Possiamo pensare che l’Europa in questo caso abbia perso un’occasione?
«Sì, è proprio un’occasione persa, quella di mettere a nudo il paradosso per cui il diritto d’asilo esiste, è tutelato, ma si riesce a esercitarlo soltanto arrivando in maniera illegale sul territorio degli Stati. È paradossale dover affermare che l’Unione europea tutela in maniera assoluta questo diritto, tutela la dignità, la vita umana e cerca di evitare che le persone siano sottoposte a trattamenti inumani e degradanti, ma che questo diritto è garantito soltanto a quelle persone che, pagando trafficanti e affrontando viaggi pericolosissimi, più pericolosi magari a volte dei pericoli da cui scappano, riescono effettivamente ad arrivare nel territorio degli Stati membri. È un’occasione mancata perché la Corte avrebbe potuto affermare il principio dell’anticipazione di tutela. Certo, dall’altra parte potrebbe essere rischioso anticipare eccessivamente questa tutela, perché significa selezionare in partenza le persone che poi possono avere diritto comunque all’asilo, arrivando magari a distorsioni come affermare che soltanto i siriani, soltanto chi scappa da una situazione evidente, può accedere all’asilo. Tuttavia, sarebbe a mio avviso una soluzione da adottare, senza poi precludere l’accesso di chiunque altro riesca ad arrivare sul territorio per poi chiedere asilo. Non dovrebbe essere un unico canale, ma dovrebbe essere uno dei canali, perché al momento tutti in teoria possono chiedere asilo, ma nei fatti lo può fare soltanto chi ci riesce ad arrivare in un Paese europeo».

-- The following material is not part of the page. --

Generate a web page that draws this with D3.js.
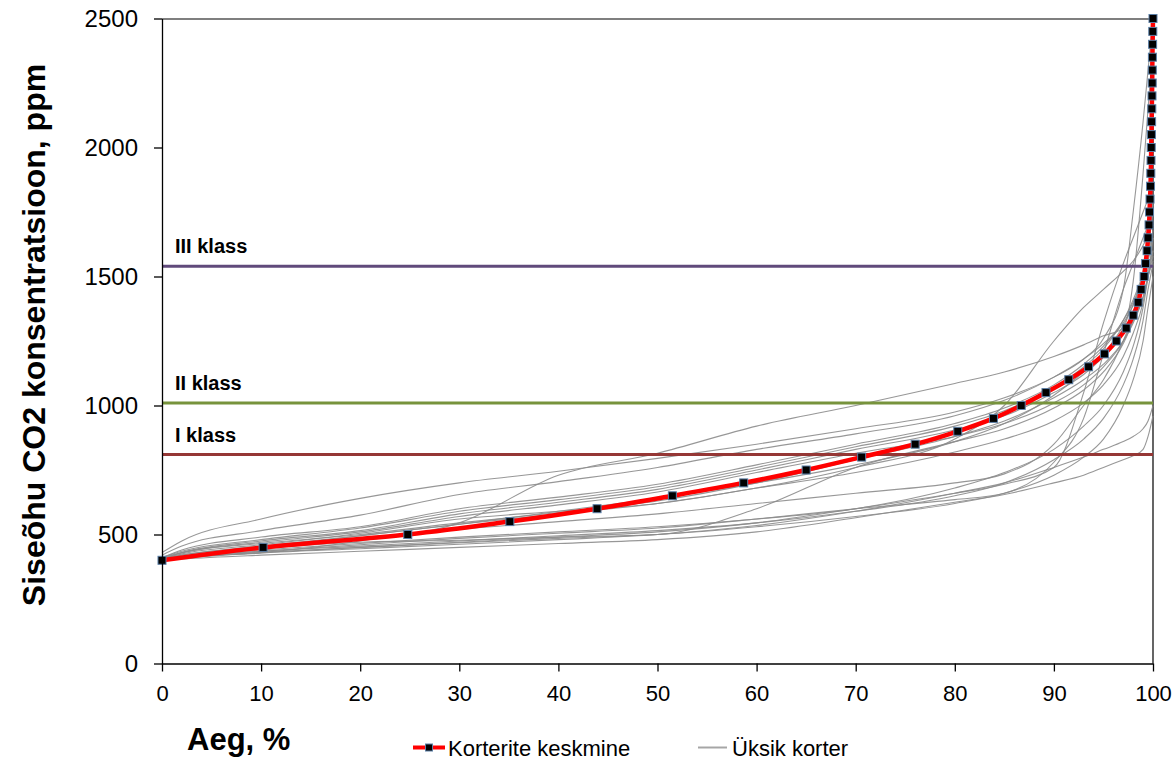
<!DOCTYPE html>
<html>
<head>
<meta charset="utf-8">
<script src="https://cdn.jsdelivr.net/npm/d3@7/dist/d3.min.js"></script>
<style>
  body { margin: 0; background: #fff; }
  text { font-family: "Liberation Sans", Arial, sans-serif; fill: #000; }
</style>
</head>
<body>
<div id="chart"></div>
<script>

// ---- data ----
var ppmTicks = [0, 500, 1000, 1500, 2000, 2500];
var pctTicks = [0, 10, 20, 30, 40, 50, 60, 70, 80, 90, 100];

// class limits (ppm)
var classNames = ["I klass", "II klass", "III klass"];
var classLevels = [810, 1010, 1540];
var classColors = ["#953735", "#77933C", "#604A7B"];

// mean of apartments: share of time (%) at each concentration level
var meanPpm = [400, 450, 500, 550, 600, 650, 700, 750, 800, 850, 900, 950, 1000, 1050, 1100,
  1150, 1200, 1250, 1300, 1350, 1400, 1450, 1500, 1550, 1600, 1650, 1700, 1750, 1800, 1850,
  1900, 1950, 2000, 2050, 2100, 2150, 2200, 2250, 2300, 2350, 2400, 2450, 2500];
var meanPct = [0, 10.2, 24.8, 35.1, 43.9, 51.5, 58.7, 65.0, 70.6, 76.0, 80.3, 83.9, 86.7, 89.2, 91.5,
  93.5, 95.1, 96.3, 97.3, 98.0, 98.5, 98.8, 99.1, 99.25, 99.4, 99.5, 99.6, 99.65, 99.7, 99.75,
  99.78, 99.8, 99.82, 99.84, 99.86, 99.88, 99.9, 99.92, 99.93, 99.94, 99.96, 99.98, 100];

// single apartments, ppm read at these shares of time
var curvePct = [0, 2, 10, 20, 30, 40, 50, 60, 70, 80, 85, 90, 93, 95, 97, 98, 99, 99.5, 100];
var aptA = [430, 475, 560, 640, 700, 745, 795, 850, 910, 975, 1030, 1110, 1180, 1260, 1450, 1750, 2100, 2300, 2500];
var aptB = [420, 455, 515, 575, 655, 705, 760, 830, 890, 960, 1020, 1110, 1180, 1240, 1320, 1390, 1500, 1620, 1780];
var aptC = [400, 410, 430, 475, 545, 730, 815, 920, 1000, 1085, 1130, 1190, 1235, 1270, 1300, 1480, 1900, 2150, 2400];
var aptD1 = [410, 440, 490, 530, 600, 645, 695, 770, 850, 930, 990, 1080, 1160, 1230, 1330, 1400, 1500, 1580, 1650];
var aptD2 = [410, 435, 480, 525, 590, 635, 685, 760, 840, 920, 980, 1070, 1150, 1220, 1330, 1410, 1520, 1620, 1750];
var aptD3 = [405, 430, 475, 515, 580, 625, 675, 750, 830, 905, 960, 1050, 1120, 1190, 1290, 1360, 1460, 1530, 1600];
var aptD4 = [405, 428, 470, 510, 570, 615, 665, 740, 815, 880, 930, 1010, 1080, 1150, 1250, 1330, 1420, 1500, 1560];
var aptE = [405, 425, 460, 505, 560, 590, 620, 680, 740, 820, 870, 940, 1010, 1080, 1190, 1280, 1400, 1500, 1600];
var aptH = [400, 415, 445, 470, 478, 490, 500, 600, 760, 860, 910, 990, 1060, 1130, 1240, 1330, 1470, 1600, 1800];
var aptF1 = [400, 415, 440, 465, 490, 510, 530, 560, 600, 680, 740, 830, 920, 1000, 1130, 1230, 1380, 1500, 1650];
var aptF2 = [400, 412, 435, 455, 475, 495, 515, 545, 590, 650, 700, 790, 870, 950, 1080, 1180, 1330, 1450, 1550];
var aptG = [400, 410, 430, 450, 468, 485, 500, 530, 570, 620, 660, 730, 800, 870, 1000, 1100, 1250, 1380, 1500];
var aptL1 = [400, 405, 420, 435, 450, 465, 480, 510, 565, 625, 655, 700, 730, 760, 790, 805, 830, 880, 960];
var aptL2 = [400, 408, 428, 445, 462, 480, 500, 535, 590, 660, 700, 760, 800, 830, 860, 880, 910, 940, 1000];
var aptS1 = [400, 410, 430, 450, 470, 490, 510, 545, 600, 660, 695, 760, 1050, 1320, 1550, 1650, 1750, 1800, 1850];
var aptS2 = [400, 412, 435, 460, 485, 505, 525, 560, 600, 635, 660, 780, 950, 1200, 1450, 1550, 1650, 1700, 1750];
var aptS3 = [400, 415, 445, 480, 520, 550, 580, 620, 660, 700, 735, 850, 1000, 1100, 1250, 1350, 1480, 1560, 1650];
var aptS4 = [405, 420, 455, 495, 540, 580, 620, 680, 760, 870, 1000, 1250, 1380, 1450, 1520, 1560, 1620, 1660, 1700];
var aptM1 = [400, 420, 450, 495, 540, 590, 640, 700, 770, 860, 930, 1040, 1130, 1200, 1310, 1390, 1500, 1580, 1680];
var aptM2 = [410, 430, 465, 500, 545, 585, 630, 700, 790, 880, 940, 1030, 1100, 1160, 1250, 1320, 1420, 1500, 1580];

var apartments = [aptA, aptB, aptC, aptD1, aptD2, aptD3, aptD4, aptE, aptH, aptF1, aptF2,
  aptG, aptL1, aptL2, aptS1, aptS2, aptS3, aptS4, aptM1, aptM2];

// ---- chart ----
var width = 1175, height = 761;
var margin = { top: 18.5, right: 22, bottom: 97.5, left: 162 };
var w = width - margin.left - margin.right,
    h = height - margin.top - margin.bottom;

var svg = d3.select("#chart").append("svg")
    .attr("width", width)
    .attr("height", height)
  .append("g")
    .attr("transform", "translate(" + margin.left + "," + margin.top + ")");

var x = d3.scaleLinear().domain([0, 100]).range([0, w]);
var y = d3.scaleLinear().domain([0, 2500]).range([h, 0]);

// plot frame (top and right)
svg.append("path")
    .attr("d", "M0,0.5H" + w + "V" + h)
    .attr("fill", "none")
    .attr("stroke", "#000")
    .attr("stroke-width", 1.2);

// single apartments
var aptLine = d3.line()
    .x(function(d) { return x(d[0]); })
    .y(function(d) { return y(d[1]); })
    .curve(d3.curveMonotoneX);

svg.selectAll(".apt")
    .data(apartments)
  .enter().append("path")
    .attr("class", "apt")
    .attr("d", function(vals) {
      return aptLine(vals.map(function(v, i) { return [curvePct[i], v]; }));
    })
    .attr("fill", "none")
    .attr("stroke", "#8c8c8c")
    .attr("stroke-opacity", 0.9)
    .attr("stroke-width", 1.1);

// class limit lines
svg.selectAll(".klass")
    .data(classLevels)
  .enter().append("line")
    .attr("class", "klass")
    .attr("x1", 0)
    .attr("x2", w)
    .attr("y1", function(d) { return y(d); })
    .attr("y2", function(d) { return y(d); })
    .attr("stroke", function(d, i) { return classColors[i]; })
    .attr("stroke-width", 3);

svg.selectAll(".klass-label")
    .data(classLevels)
  .enter().append("text")
    .attr("class", "klass-label")
    .attr("x", 13)
    .attr("y", function(d) { return y(d) - 13; })
    .style("font-size", "20px")
    .style("font-weight", "bold")
    .text(function(d, i) { return classNames[i]; });

// mean curve
var meanData = meanPpm.map(function(p, i) { return [meanPct[i], p]; });

var meanLine = d3.line()
    .x(function(d) { return x(d[0]); })
    .y(function(d) { return y(d[1]); })
    .curve(d3.curveMonotoneY);

svg.append("path")
    .datum(meanData)
    .attr("d", meanLine)
    .attr("fill", "none")
    .attr("stroke", "#ff0000")
    .attr("stroke-width", 4.5);

svg.selectAll(".marker")
    .data(meanData)
  .enter().append("rect")
    .attr("class", "marker")
    .attr("x", function(d) { return x(d[0]) - 4; })
    .attr("y", function(d) { return y(d[1]) - 4; })
    .attr("width", 8)
    .attr("height", 8)
    .attr("fill", "#000")
    .attr("stroke", "#5b7fa6")
    .attr("stroke-width", 1);

// axes
var xAxis = d3.axisBottom(x).tickValues(pctTicks).tickSize(8).tickSizeOuter(0).tickPadding(14);
var yAxis = d3.axisLeft(y).tickValues(ppmTicks).tickFormat(d3.format("d"))
    .tickSize(8).tickSizeOuter(0).tickPadding(16);

var gx = svg.append("g")
    .attr("class", "x-axis axis")
    .attr("transform", "translate(0," + h + ")")
    .call(xAxis);
var gy = svg.append("g")
    .attr("class", "y-axis axis")
    .call(yAxis);

svg.selectAll(".axis path, .axis line").attr("stroke", "#000").attr("stroke-width", 1.3);
gx.selectAll("text").style("font-size", "22px").style("font-family", "'Liberation Sans', Arial, sans-serif");
gy.selectAll("text").style("font-size", "24px").style("font-family", "'Liberation Sans', Arial, sans-serif");

// axis titles
svg.append("text")
    .attr("transform", "translate(" + (45 - margin.left) + "," + (335 - margin.top) + ") rotate(-90)")
    .attr("text-anchor", "middle")
    .style("font-size", "32px")
    .style("font-weight", "bold")
    .text("Siseõhu CO2 konsentratsioon, ppm");

svg.append("text")
    .attr("x", 187 - margin.left)
    .attr("y", 750 - margin.top)
    .style("font-size", "31px")
    .style("font-weight", "bold")
    .text("Aeg, %");

// legend
var legend = svg.append("g")
    .attr("transform", "translate(" + (-margin.left) + "," + (-margin.top) + ")");

legend.append("line")
    .attr("x1", 413).attr("x2", 445)
    .attr("y1", 747.5).attr("y2", 747.5)
    .attr("stroke", "#ff0000")
    .attr("stroke-width", 4);
legend.append("rect")
    .attr("x", 425.5).attr("y", 744)
    .attr("width", 7).attr("height", 7)
    .attr("fill", "#000")
    .attr("stroke", "#5b7fa6");
legend.append("text")
    .attr("x", 448).attr("y", 755.5)
    .style("font-size", "22px")
    .text("Korterite keskmine");

legend.append("line")
    .attr("x1", 698).attr("x2", 727)
    .attr("y1", 747.5).attr("y2", 747.5)
    .attr("stroke", "#a6a6a6")
    .attr("stroke-width", 2);
legend.append("text")
    .attr("x", 732).attr("y", 755.5)
    .style("font-size", "22px")
    .text("Üksik korter");

</script>
</body>
</html>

L’articolo 25 della normativa europea sui visti è lo stesso da cui si è partiti per dare vita ai corridoi umanitari di Fcei, Tavola valdese e Comunità di Sant’Egidio. Per questo tipo di iniziative cambia qualcosa?
«No, perché formalmente sono visti che vengono concordati con lo Stato italiano, che quindi ogni Paese può continuare a rilasciare. Certo, la speranza è che tutti inizino a rilasciarli, ma in questo caso la Corte europea avrebbe potuto affermare un principio valido per tutti gli Stati, perché poi internamente ogni Paese ha la facoltà di farlo, in linea con l’attuale normativa europea».